===== Data extract
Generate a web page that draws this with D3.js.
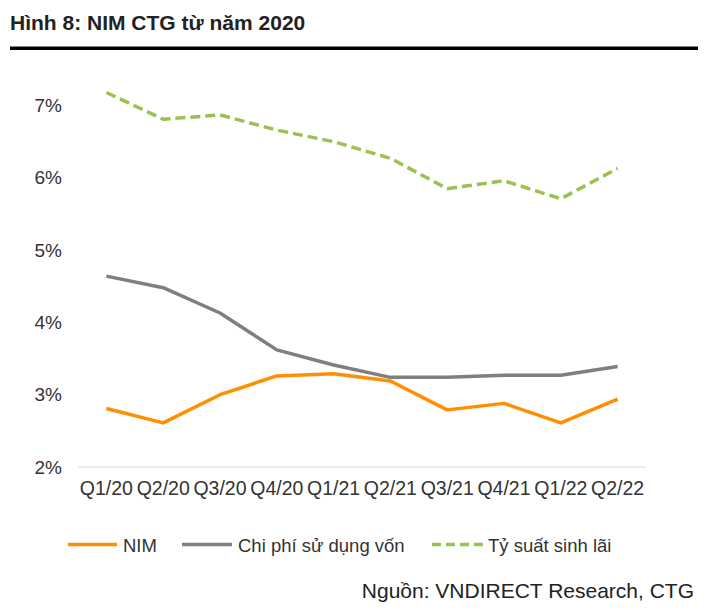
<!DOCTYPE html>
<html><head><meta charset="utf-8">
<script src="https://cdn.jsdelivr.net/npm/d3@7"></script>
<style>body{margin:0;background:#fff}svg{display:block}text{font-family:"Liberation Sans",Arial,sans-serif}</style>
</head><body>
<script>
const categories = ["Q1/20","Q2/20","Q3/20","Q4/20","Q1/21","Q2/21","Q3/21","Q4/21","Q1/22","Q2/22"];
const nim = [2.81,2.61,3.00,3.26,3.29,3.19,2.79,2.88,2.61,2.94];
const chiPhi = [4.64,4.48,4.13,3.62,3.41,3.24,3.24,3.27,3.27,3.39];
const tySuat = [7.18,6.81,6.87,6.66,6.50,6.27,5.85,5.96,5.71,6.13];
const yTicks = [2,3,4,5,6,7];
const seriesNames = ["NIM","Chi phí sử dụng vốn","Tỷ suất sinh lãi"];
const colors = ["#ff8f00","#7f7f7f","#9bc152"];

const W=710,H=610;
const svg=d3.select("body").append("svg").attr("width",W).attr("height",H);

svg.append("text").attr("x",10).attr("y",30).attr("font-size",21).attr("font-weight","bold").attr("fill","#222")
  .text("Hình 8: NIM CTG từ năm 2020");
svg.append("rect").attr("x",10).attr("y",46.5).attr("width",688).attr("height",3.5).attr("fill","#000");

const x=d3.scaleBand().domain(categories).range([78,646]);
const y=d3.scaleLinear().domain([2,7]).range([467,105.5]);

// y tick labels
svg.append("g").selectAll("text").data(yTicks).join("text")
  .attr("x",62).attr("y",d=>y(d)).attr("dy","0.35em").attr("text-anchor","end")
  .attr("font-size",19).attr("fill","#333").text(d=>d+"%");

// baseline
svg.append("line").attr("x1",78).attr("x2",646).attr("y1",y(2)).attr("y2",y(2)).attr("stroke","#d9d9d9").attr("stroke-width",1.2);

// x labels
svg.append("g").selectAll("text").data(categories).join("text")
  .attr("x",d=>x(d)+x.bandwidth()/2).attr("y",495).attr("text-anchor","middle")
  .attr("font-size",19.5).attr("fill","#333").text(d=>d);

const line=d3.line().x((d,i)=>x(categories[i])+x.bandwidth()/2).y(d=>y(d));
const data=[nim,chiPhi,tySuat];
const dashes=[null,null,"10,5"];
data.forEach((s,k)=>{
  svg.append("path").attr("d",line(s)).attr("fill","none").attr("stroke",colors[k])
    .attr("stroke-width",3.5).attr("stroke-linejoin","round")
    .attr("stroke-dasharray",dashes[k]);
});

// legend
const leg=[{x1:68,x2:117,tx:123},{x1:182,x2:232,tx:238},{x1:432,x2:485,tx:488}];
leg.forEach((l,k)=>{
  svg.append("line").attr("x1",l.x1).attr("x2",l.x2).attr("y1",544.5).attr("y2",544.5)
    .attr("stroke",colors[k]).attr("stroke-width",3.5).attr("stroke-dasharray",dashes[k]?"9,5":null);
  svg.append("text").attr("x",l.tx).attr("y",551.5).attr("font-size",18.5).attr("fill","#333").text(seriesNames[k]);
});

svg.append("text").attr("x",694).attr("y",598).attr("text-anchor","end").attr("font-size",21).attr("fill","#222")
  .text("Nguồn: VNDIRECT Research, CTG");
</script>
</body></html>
==========
→ **Directions**
Write the full listing out again with every line unchanged, but include no pictures.

→ **Answer to this problem**
Generate a web page that draws this with D3.js.
<!DOCTYPE html>
<html><head><meta charset="utf-8">
<script src="https://cdn.jsdelivr.net/npm/d3@7"></script>
<style>body{margin:0;background:#fff}svg{display:block}text{font-family:"Liberation Sans",Arial,sans-serif}</style>
</head><body>
<script>
const categories = ["Q1/20","Q2/20","Q3/20","Q4/20","Q1/21","Q2/21","Q3/21","Q4/21","Q1/22","Q2/22"];
const nim = [2.81,2.61,3.00,3.26,3.29,3.19,2.79,2.88,2.61,2.94];
const chiPhi = [4.64,4.48,4.13,3.62,3.41,3.24,3.24,3.27,3.27,3.39];
const tySuat = [7.18,6.81,6.87,6.66,6.50,6.27,5.85,5.96,5.71,6.13];
const yTicks = [2,3,4,5,6,7];
const seriesNames = ["NIM","Chi phí sử dụng vốn","Tỷ suất sinh lãi"];
const colors = ["#ff8f00","#7f7f7f","#9bc152"];

const W=710,H=610;
const svg=d3.select("body").append("svg").attr("width",W).attr("height",H);

svg.append("text").attr("x",10).attr("y",30).attr("font-size",21).attr("font-weight","bold").attr("fill","#222")
  .text("Hình 8: NIM CTG từ năm 2020");
svg.append("rect").attr("x",10).attr("y",46.5).attr("width",688).attr("height",3.5).attr("fill","#000");

const x=d3.scaleBand().domain(categories).range([78,646]);
const y=d3.scaleLinear().domain([2,7]).range([467,105.5]);

// y tick labels
svg.append("g").selectAll("text").data(yTicks).join("text")
  .attr("x",62).attr("y",d=>y(d)).attr("dy","0.35em").attr("text-anchor","end")
  .attr("font-size",19).attr("fill","#333").text(d=>d+"%");

// baseline
svg.append("line").attr("x1",78).attr("x2",646).attr("y1",y(2)).attr("y2",y(2)).attr("stroke","#d9d9d9").attr("stroke-width",1.2);

// x labels
svg.append("g").selectAll("text").data(categories).join("text")
  .attr("x",d=>x(d)+x.bandwidth()/2).attr("y",495).attr("text-anchor","middle")
  .attr("font-size",19.5).attr("fill","#333").text(d=>d);

const line=d3.line().x((d,i)=>x(categories[i])+x.bandwidth()/2).y(d=>y(d));
const data=[nim,chiPhi,tySuat];
const dashes=[null,null,"10,5"];
data.forEach((s,k)=>{
  svg.append("path").attr("d",line(s)).attr("fill","none").attr("stroke",colors[k])
    .attr("stroke-width",3.5).attr("stroke-linejoin","round")
    .attr("stroke-dasharray",dashes[k]);
});

// legend
const leg=[{x1:68,x2:117,tx:123},{x1:182,x2:232,tx:238},{x1:432,x2:485,tx:488}];
leg.forEach((l,k)=>{
  svg.append("line").attr("x1",l.x1).attr("x2",l.x2).attr("y1",544.5).attr("y2",544.5)
    .attr("stroke",colors[k]).attr("stroke-width",3.5).attr("stroke-dasharray",dashes[k]?"9,5":null);
  svg.append("text").attr("x",l.tx).attr("y",551.5).attr("font-size",18.5).attr("fill","#333").text(seriesNames[k]);
});

svg.append("text").attr("x",694).attr("y",598).attr("text-anchor","end").attr("font-size",21).attr("fill","#222")
  .text("Nguồn: VNDIRECT Research, CTG");
</script>
</body></html>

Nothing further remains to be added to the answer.